Comments & Discussion

Comments are closed for this post.

  1. FCAC has lost any credibility from my perspective. They have broken the cardinal rule of public process, which is sticking to agreements worked out in the open. They have trod in their own metaphoric poop and now want to track it through City Council Chambers…

    As someone who supported the Foothills Levy and has worked to encourage responsible off-leash trail use, I’d like a refund on my share of the levy. I’m sure the rest of the dog-owning tax base (plus or minus 70% of households in Ada County) feels the same.

    Hold me accountable for my own actions…that’s justice. When you restrict my responsible use of a shared resource because another whiney user group wants exclusivity, or because some else screws up, that’s discrimination. It might seem like the easy way, but it sure ain’t the Cowboy Way.

  2. Isn’t it interesting that specific interest groups find the “changing of the rules” by government so offensive when it involves their particular issue. However, those same people don’t seem to understand that the practice is totally pervasive throughout city and county government. To have the bureaucracy assume a position, then feign public input, make an agreement with the public only to change back to their original position is the norm, not the exception. I am starting to believe that somewhere in the bowels of city/county offices, there is a plaque that reads
    “Tell the public what they want to hear, then do as you please”!

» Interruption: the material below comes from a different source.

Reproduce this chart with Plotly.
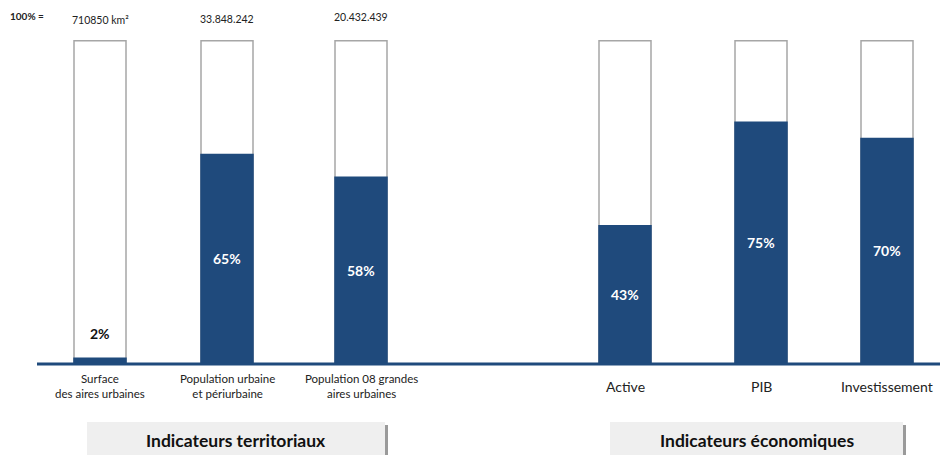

  3. It is nearly impossible to field train a dog while on a leash. A dog who is obedience trained and has a electronic collar is under absloute control of the owner.

    A well trained and well mannered dog and owner who respects other people are not the problem. These folks will put the dog in the down or sit position well off the trail until passers bye get past the dog and owner. It is the love me and love my unruly dog people who are the problem. You and your dog do not have a right to intimidate children, adults and elederly people out for some exercise.

    Nobody wants your dog jumping on them or sniffing their crotch.

    Then there is the totally unreasonable crowd who want no dogs anywhere for any reason. No good answer for these people…they just want to bellyache and complain.

    Lastly, poop bags..carry them and use them.

  4. i find it offensive no matter what the issue, i just happen to be aware of what happened in this case because it’s something i’m involved in. i have also had experience with city council members who have truly been responsive and i expect that to be the case again. can’t paint everyone with the same brush.

  5. This is unbelievable. I run with my dog on the trails every day. I used them all through the winter snow, cold you name it and never saw an issue. I would like to see the little green bags more dillagently picked up, however this whole issue with “braiding” and chassing wildlife…no way that’s rediculous. I’d be willing to bet the people that made the decission have never been there. The trail system is one of the few reasons I stay in Boise, without it……..we’ll see.